» **RECORD SET**

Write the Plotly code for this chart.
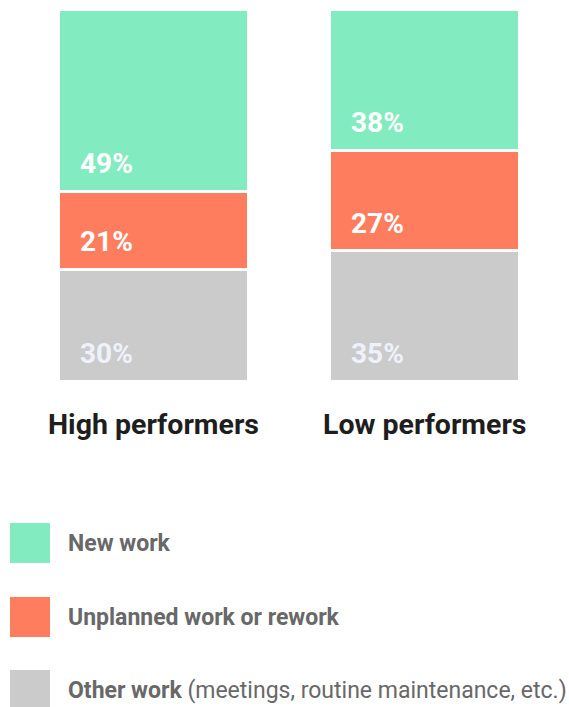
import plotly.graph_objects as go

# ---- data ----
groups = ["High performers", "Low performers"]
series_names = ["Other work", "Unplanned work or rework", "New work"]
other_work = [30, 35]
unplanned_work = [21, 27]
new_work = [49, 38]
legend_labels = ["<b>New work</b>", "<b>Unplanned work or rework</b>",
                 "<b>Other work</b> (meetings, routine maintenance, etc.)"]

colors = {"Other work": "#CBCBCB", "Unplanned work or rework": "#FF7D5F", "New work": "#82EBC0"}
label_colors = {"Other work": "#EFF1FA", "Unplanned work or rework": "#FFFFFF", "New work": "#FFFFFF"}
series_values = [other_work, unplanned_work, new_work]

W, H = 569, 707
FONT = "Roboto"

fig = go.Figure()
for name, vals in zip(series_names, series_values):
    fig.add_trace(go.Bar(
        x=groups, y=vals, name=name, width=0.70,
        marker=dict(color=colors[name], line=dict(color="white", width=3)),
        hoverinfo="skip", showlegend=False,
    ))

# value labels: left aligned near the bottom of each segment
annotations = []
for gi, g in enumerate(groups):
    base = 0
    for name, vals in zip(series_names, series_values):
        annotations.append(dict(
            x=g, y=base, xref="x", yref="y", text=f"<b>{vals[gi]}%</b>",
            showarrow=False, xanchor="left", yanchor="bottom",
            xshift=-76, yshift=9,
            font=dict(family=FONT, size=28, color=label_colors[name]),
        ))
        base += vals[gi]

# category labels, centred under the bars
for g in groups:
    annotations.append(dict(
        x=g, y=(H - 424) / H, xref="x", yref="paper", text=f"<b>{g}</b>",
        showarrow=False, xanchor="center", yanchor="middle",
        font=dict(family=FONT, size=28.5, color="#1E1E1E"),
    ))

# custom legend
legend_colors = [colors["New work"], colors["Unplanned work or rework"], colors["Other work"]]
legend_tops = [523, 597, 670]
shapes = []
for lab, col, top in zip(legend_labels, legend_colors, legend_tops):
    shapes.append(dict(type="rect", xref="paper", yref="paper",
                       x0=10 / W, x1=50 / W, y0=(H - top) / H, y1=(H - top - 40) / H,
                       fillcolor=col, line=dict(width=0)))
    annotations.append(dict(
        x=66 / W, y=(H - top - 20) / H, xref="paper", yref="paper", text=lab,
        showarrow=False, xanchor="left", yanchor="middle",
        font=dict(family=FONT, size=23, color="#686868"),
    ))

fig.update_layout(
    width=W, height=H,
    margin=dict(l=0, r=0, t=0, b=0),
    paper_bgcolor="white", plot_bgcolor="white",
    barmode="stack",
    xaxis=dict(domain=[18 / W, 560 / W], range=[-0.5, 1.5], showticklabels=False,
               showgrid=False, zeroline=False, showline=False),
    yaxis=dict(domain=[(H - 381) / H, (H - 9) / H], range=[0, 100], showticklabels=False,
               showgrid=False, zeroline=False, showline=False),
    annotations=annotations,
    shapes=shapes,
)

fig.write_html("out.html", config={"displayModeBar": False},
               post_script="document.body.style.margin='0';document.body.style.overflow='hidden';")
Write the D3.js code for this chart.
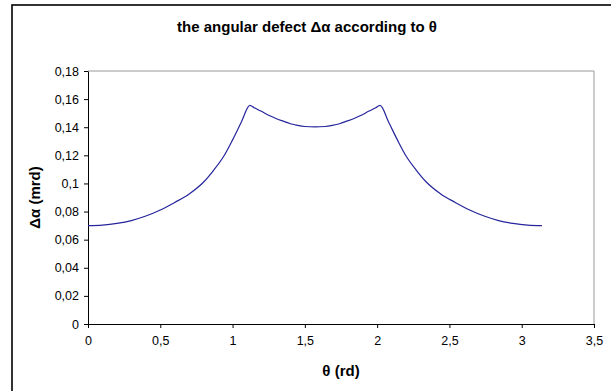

» **REQUEST**
Would you return the data exactly as written, without the pictures?

» **TASK OUTPUT**
Write the Plotly code for this chart.
import plotly.graph_objects as go

# ---- data ----
groups = ["High performers", "Low performers"]
series_names = ["Other work", "Unplanned work or rework", "New work"]
other_work = [30, 35]
unplanned_work = [21, 27]
new_work = [49, 38]
legend_labels = ["<b>New work</b>", "<b>Unplanned work or rework</b>",
                 "<b>Other work</b> (meetings, routine maintenance, etc.)"]

colors = {"Other work": "#CBCBCB", "Unplanned work or rework": "#FF7D5F", "New work": "#82EBC0"}
label_colors = {"Other work": "#EFF1FA", "Unplanned work or rework": "#FFFFFF", "New work": "#FFFFFF"}
series_values = [other_work, unplanned_work, new_work]

W, H = 569, 707
FONT = "Roboto"

fig = go.Figure()
for name, vals in zip(series_names, series_values):
    fig.add_trace(go.Bar(
        x=groups, y=vals, name=name, width=0.70,
        marker=dict(color=colors[name], line=dict(color="white", width=3)),
        hoverinfo="skip", showlegend=False,
    ))

# value labels: left aligned near the bottom of each segment
annotations = []
for gi, g in enumerate(groups):
    base = 0
    for name, vals in zip(series_names, series_values):
        annotations.append(dict(
            x=g, y=base, xref="x", yref="y", text=f"<b>{vals[gi]}%</b>",
            showarrow=False, xanchor="left", yanchor="bottom",
            xshift=-76, yshift=9,
            font=dict(family=FONT, size=28, color=label_colors[name]),
        ))
        base += vals[gi]

# category labels, centred under the bars
for g in groups:
    annotations.append(dict(
        x=g, y=(H - 424) / H, xref="x", yref="paper", text=f"<b>{g}</b>",
        showarrow=False, xanchor="center", yanchor="middle",
        font=dict(family=FONT, size=28.5, color="#1E1E1E"),
    ))

# custom legend
legend_colors = [colors["New work"], colors["Unplanned work or rework"], colors["Other work"]]
legend_tops = [523, 597, 670]
shapes = []
for lab, col, top in zip(legend_labels, legend_colors, legend_tops):
    shapes.append(dict(type="rect", xref="paper", yref="paper",
                       x0=10 / W, x1=50 / W, y0=(H - top) / H, y1=(H - top - 40) / H,
                       fillcolor=col, line=dict(width=0)))
    annotations.append(dict(
        x=66 / W, y=(H - top - 20) / H, xref="paper", yref="paper", text=lab,
        showarrow=False, xanchor="left", yanchor="middle",
        font=dict(family=FONT, size=23, color="#686868"),
    ))

fig.update_layout(
    width=W, height=H,
    margin=dict(l=0, r=0, t=0, b=0),
    paper_bgcolor="white", plot_bgcolor="white",
    barmode="stack",
    xaxis=dict(domain=[18 / W, 560 / W], range=[-0.5, 1.5], showticklabels=False,
               showgrid=False, zeroline=False, showline=False),
    yaxis=dict(domain=[(H - 381) / H, (H - 9) / H], range=[0, 100], showticklabels=False,
               showgrid=False, zeroline=False, showline=False),
    annotations=annotations,
    shapes=shapes,
)

fig.write_html("out.html", config={"displayModeBar": False},
               post_script="document.body.style.margin='0';document.body.style.overflow='hidden';")
Write the D3.js code for this chart.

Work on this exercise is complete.